PHNOM PENH, Cambodia – The World Bank has announced it is resuming direct financing for new development projects in Cambodia, after suspending such funding five years ago.
The Washington-based international financial institution said in a statement received Friday in Cambodia that $130 million in financing had been approved for four projects involving roads, water, agriculture and health care. It said there had been a pause in funding new projects since 2011, but did not elaborate. Funding for ongoing projects had not stopped.
The bank had cut off new lending to protest the forced eviction of lakeside landowners in Phnom Penh to make room for a luxury development, even as it was working to combat land grabs and streamline land tenure claims.
No reason was given for the resumption of lending, although the eviction dispute remains unresolved.
The statement said the new projects are part of the bank’s strategy “to support Cambodia’s goal of reducing the incidence of poverty by at least one percentage point per year.”

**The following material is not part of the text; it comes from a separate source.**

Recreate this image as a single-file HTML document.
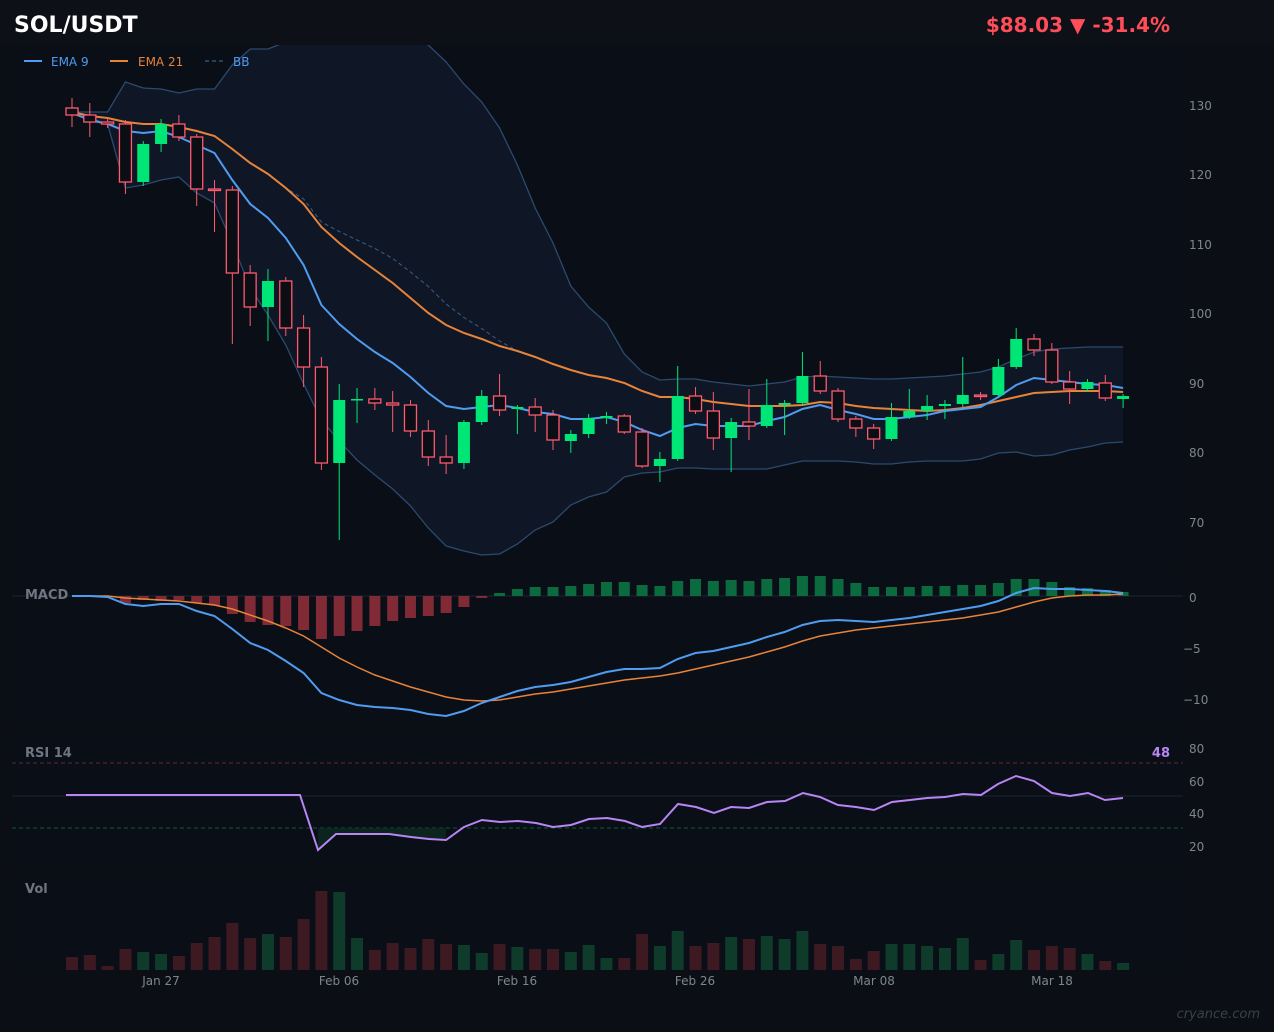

“The strategy aims to help Cambodia further improve its business climate and make its products more competitive in global markets. It also aims to improve social and infrastructure service delivery, generate opportunities for the poorest people, and reduce their vulnerability through policies, investments and programs to build assets and create more jobs.”
The bank had informally vowed not to resume lending until the government settled claims with the 3,000 families it had evicted from the Boeng Kak neighbourhood. A small hardcore group of evictees has continued protests for a better deal, and are among the country’s most militant anti-government activists. They and their supporters have protested vigorously whenever the bank was rumoured to be resuming aid to the government. Their reaction to the resumption was not immediately available.
Land grabbing, often associated with associates of Prime Minister Hun Sen’s government, became a major problem by 2011, with tensions sometimes turning into violence. Problems still exist, though they have assumed a lower profile.